## Records provided
--
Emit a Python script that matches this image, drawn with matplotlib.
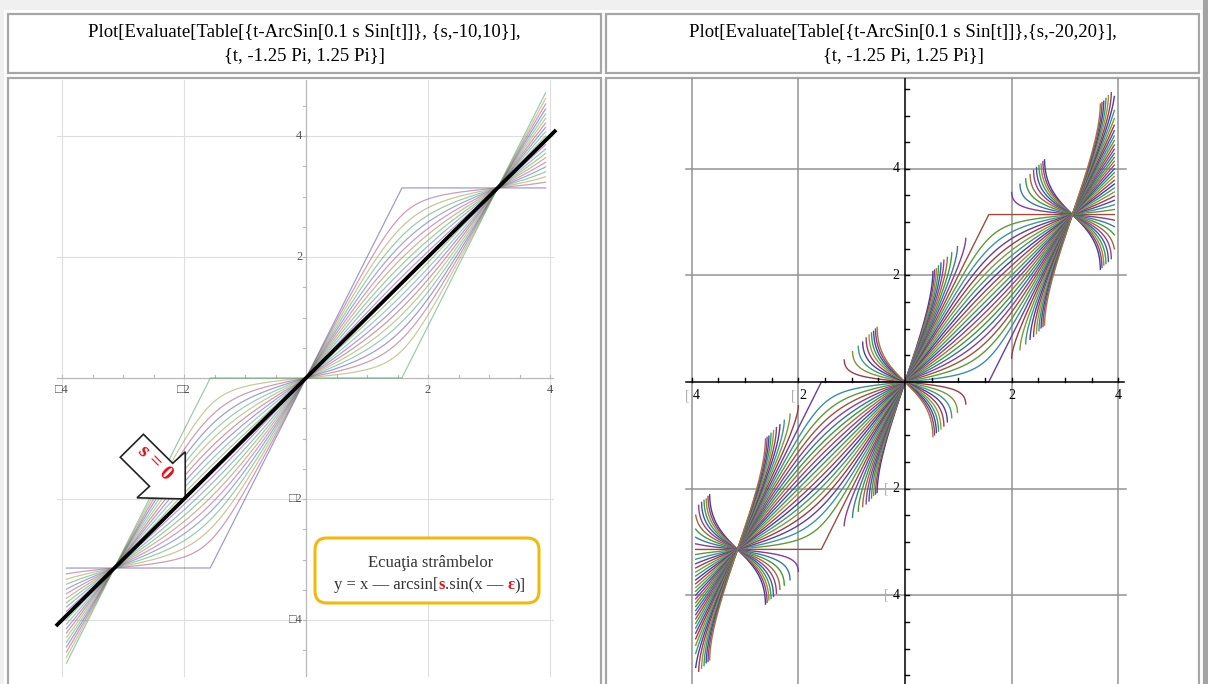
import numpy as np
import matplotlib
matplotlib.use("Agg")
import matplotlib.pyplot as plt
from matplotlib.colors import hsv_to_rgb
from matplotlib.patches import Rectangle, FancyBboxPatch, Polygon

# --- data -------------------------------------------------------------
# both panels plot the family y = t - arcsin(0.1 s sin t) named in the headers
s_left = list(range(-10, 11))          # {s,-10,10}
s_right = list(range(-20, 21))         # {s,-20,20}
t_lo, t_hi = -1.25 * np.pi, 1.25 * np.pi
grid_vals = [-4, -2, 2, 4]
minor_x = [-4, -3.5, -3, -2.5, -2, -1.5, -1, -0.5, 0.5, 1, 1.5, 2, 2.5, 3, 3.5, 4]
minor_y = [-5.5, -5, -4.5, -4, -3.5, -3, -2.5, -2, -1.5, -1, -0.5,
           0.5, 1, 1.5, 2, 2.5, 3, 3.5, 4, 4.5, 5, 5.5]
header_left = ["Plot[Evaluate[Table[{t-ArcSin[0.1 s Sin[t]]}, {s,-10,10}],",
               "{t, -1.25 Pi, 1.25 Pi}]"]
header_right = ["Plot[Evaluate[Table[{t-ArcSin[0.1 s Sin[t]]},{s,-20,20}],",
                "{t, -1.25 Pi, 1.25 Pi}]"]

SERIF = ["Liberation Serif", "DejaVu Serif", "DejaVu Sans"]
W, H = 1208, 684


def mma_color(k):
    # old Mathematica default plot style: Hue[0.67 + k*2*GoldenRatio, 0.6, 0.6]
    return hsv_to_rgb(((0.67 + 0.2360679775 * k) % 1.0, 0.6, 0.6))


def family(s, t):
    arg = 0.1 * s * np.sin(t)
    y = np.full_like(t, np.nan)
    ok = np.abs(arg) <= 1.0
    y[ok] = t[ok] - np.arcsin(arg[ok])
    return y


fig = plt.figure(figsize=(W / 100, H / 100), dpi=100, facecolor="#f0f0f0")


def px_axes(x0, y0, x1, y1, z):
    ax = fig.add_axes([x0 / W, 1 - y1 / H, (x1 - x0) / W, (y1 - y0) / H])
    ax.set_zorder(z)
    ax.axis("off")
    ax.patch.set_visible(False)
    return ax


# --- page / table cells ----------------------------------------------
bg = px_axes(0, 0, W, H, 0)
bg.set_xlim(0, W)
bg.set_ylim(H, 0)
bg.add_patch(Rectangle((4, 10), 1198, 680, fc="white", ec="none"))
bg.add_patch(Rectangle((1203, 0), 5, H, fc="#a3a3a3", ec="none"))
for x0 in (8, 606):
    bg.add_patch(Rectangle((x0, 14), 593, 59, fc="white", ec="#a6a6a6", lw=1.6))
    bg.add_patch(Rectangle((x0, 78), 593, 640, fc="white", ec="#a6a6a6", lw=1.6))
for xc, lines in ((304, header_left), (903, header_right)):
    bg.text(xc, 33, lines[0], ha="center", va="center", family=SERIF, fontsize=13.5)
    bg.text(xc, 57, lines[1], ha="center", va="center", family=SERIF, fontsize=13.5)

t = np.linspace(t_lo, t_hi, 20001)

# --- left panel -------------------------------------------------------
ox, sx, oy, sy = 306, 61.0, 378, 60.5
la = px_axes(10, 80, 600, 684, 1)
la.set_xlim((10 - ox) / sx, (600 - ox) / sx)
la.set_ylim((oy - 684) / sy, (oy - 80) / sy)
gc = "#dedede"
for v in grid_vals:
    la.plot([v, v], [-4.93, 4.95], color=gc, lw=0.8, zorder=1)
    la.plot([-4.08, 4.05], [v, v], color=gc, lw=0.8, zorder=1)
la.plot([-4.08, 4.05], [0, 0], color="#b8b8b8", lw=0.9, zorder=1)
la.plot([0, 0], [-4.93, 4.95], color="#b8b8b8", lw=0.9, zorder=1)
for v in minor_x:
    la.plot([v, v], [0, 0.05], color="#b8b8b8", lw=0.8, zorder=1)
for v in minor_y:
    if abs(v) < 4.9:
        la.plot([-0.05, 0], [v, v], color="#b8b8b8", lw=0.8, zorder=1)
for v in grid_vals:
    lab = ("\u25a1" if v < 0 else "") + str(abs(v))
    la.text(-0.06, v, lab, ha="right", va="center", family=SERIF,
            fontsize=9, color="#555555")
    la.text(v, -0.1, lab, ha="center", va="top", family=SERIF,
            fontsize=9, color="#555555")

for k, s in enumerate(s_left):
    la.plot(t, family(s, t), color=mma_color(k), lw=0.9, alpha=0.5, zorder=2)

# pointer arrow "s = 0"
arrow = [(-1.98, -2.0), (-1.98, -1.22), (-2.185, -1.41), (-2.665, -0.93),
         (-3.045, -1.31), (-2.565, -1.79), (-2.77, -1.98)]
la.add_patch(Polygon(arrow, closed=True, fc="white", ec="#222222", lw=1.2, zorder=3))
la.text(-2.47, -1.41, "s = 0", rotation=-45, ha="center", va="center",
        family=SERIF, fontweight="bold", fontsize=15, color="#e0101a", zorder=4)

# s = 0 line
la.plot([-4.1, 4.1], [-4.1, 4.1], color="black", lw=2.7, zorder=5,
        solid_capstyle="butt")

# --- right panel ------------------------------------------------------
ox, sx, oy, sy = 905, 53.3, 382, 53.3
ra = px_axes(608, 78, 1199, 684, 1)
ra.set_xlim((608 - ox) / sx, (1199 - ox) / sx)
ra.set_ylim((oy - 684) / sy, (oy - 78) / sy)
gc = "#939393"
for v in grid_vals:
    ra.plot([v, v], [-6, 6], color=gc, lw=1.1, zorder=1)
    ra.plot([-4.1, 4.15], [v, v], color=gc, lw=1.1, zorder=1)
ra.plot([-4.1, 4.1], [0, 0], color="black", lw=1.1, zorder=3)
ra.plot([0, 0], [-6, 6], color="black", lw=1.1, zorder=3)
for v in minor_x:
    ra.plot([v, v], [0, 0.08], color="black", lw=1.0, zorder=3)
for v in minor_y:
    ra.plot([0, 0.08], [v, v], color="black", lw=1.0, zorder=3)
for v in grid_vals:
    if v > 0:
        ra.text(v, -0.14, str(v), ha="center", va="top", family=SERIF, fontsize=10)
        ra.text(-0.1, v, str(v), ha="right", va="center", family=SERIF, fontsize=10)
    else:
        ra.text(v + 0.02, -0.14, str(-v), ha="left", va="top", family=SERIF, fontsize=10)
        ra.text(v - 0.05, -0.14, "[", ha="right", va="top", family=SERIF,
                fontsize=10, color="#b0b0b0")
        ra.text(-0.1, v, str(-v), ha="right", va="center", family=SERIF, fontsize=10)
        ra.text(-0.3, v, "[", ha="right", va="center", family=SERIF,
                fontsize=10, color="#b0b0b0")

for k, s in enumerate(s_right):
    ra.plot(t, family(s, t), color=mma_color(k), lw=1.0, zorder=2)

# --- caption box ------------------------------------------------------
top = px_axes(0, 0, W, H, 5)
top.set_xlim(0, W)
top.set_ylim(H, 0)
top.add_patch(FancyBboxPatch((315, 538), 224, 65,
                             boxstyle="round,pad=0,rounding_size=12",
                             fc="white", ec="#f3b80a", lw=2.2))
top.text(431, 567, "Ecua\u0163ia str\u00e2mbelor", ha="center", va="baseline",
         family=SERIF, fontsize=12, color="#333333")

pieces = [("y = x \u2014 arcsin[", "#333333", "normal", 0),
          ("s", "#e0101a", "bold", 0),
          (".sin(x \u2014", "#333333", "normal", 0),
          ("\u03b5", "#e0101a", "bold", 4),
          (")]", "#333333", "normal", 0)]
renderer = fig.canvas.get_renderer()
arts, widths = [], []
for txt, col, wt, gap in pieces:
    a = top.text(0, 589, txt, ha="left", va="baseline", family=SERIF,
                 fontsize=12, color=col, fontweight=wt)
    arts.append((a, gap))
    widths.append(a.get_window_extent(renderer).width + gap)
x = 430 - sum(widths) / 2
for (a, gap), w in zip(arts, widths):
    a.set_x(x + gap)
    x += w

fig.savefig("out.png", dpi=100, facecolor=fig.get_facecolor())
--
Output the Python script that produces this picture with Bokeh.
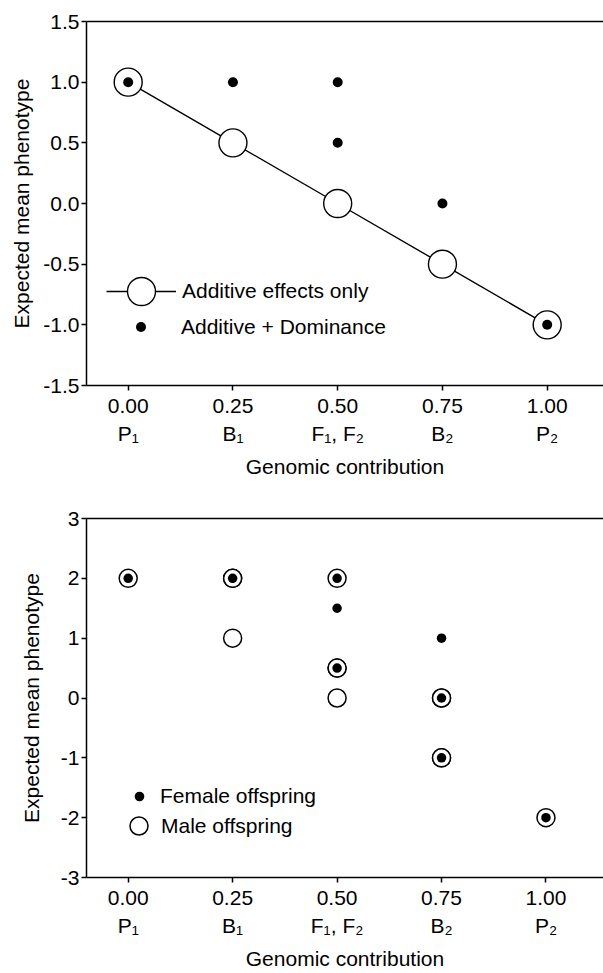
--
## What the task requires
Retype, word for word, only the lines from the one containing "Emit a Python" through the one containing "return hsv_to_rgb(((0.67 +", both included, and leave out any pictures.

## Solved problem
Emit a Python script that matches this image, drawn with matplotlib.
import numpy as np
import matplotlib
matplotlib.use("Agg")
import matplotlib.pyplot as plt
from matplotlib.colors import hsv_to_rgb
from matplotlib.patches import Rectangle, FancyBboxPatch, Polygon

# --- data -------------------------------------------------------------
# both panels plot the family y = t - arcsin(0.1 s sin t) named in the headers
s_left = list(range(-10, 11))          # {s,-10,10}
s_right = list(range(-20, 21))         # {s,-20,20}
t_lo, t_hi = -1.25 * np.pi, 1.25 * np.pi
grid_vals = [-4, -2, 2, 4]
minor_x = [-4, -3.5, -3, -2.5, -2, -1.5, -1, -0.5, 0.5, 1, 1.5, 2, 2.5, 3, 3.5, 4]
minor_y = [-5.5, -5, -4.5, -4, -3.5, -3, -2.5, -2, -1.5, -1, -0.5,
           0.5, 1, 1.5, 2, 2.5, 3, 3.5, 4, 4.5, 5, 5.5]
header_left = ["Plot[Evaluate[Table[{t-ArcSin[0.1 s Sin[t]]}, {s,-10,10}],",
               "{t, -1.25 Pi, 1.25 Pi}]"]
header_right = ["Plot[Evaluate[Table[{t-ArcSin[0.1 s Sin[t]]},{s,-20,20}],",
                "{t, -1.25 Pi, 1.25 Pi}]"]

SERIF = ["Liberation Serif", "DejaVu Serif", "DejaVu Sans"]
W, H = 1208, 684


def mma_color(k):
    # old Mathematica default plot style: Hue[0.67 + k*2*GoldenRatio, 0.6, 0.6]
    return hsv_to_rgb(((0.67 + 0.2360679775 * k) % 1.0, 0.6, 0.6))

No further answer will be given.